There are many ways that people attempt to quantify the degree to which an El Niño state is occurring. These include average sea surface temperatures over various subregions of the Pacific Ocean, differences in air pressure between different locations, and more involved metrics that combine these and other factors. An overview of the more common approaches can be found here. An El Niño event does not manifest in the same way every time it occurs, but can have many different realizations or “flavors” (Hoell 2014). Which is why, as stressed in the linked discussion, there tend to be many approaches to quantifying ENSO, each of which highlights different aspects of the variation. Looking at documented values for some of the most common indices [2] shows similar general patterns, even though the different time series have noticeably different properties.

 

 

Fig. 3  Diagram of equatorial zonal circulation, as discussed here.

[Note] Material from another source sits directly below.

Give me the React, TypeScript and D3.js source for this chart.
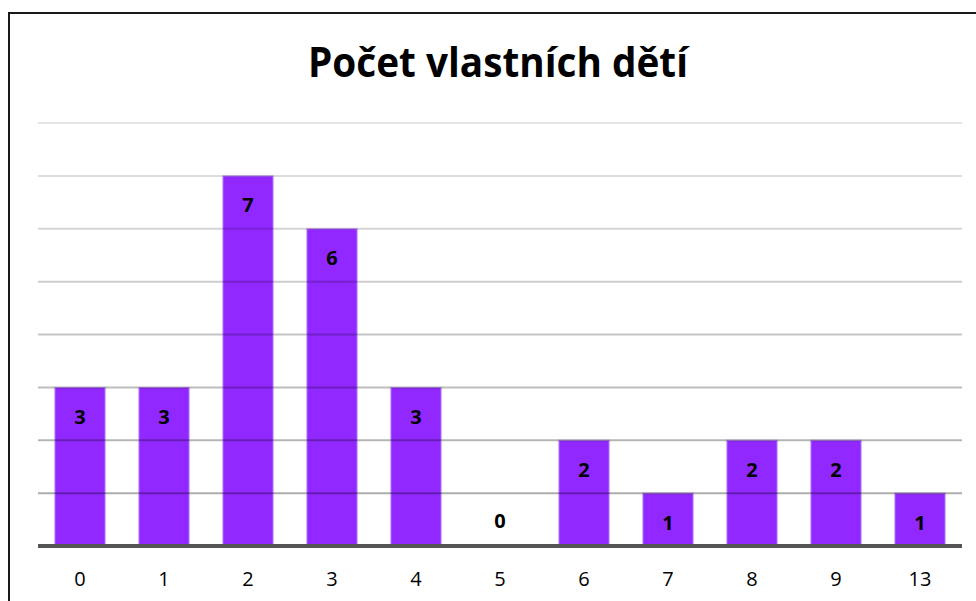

Fig. 4  Diagram of equatorial zonal circulation under El Niño conditions, as discussed here.

 

Yes, and...

So, a large scale redistribution of temperature causes shifts in the location of some major processes, and triggers complex response mechanisms that interact with local environments, to create conditions that would not commonly be observed in that area otherwise. And since the whole thing is tied up in the butterfly effect these conditions are neither perfectly reproducible, nor predictable, nor even fully comprehensible. Thanks Dr. Ian Malcolm, it’s much clearer now. But how do you pull a sense of what to expect from an El Niño out of all this? As said, there is an understanding of relevant mechanisms which, given certain conditions, generally function in discernible ways. But in practice much of the conception of a typical El Niño is based on historical observation (Dilley 2000). ”What was it like the last time? What is it typically like?”

Classification

The first step is to determine when was ”last time”? The historical indices [2] shown earlier can be used to determine this. For the example here we’re going to use the Multivariate ENSO Index (MEI) and consider El Niño events to be those where the index is above the 1σ1σ level. These are common choices, but it’s important to remember that it is still a subjective definition. The periods designated [5] will determine what data we consider for the rest of the example. Not only the estimates that we will create, but also the estimates of the uncertainty of those estimates, must all be given the caveat ”given our definition of an El Niño event”. This is not necessarily a bad thing. For many regions there are very sensible reasons to consider one ENSO indicator as more informative than another, or where there may not be much difference between them. But it’s something to keep in mind

Fig. 5 Time line for ENSO strength as described by the MEI. Shaded bands are considered El Niño periods. [source]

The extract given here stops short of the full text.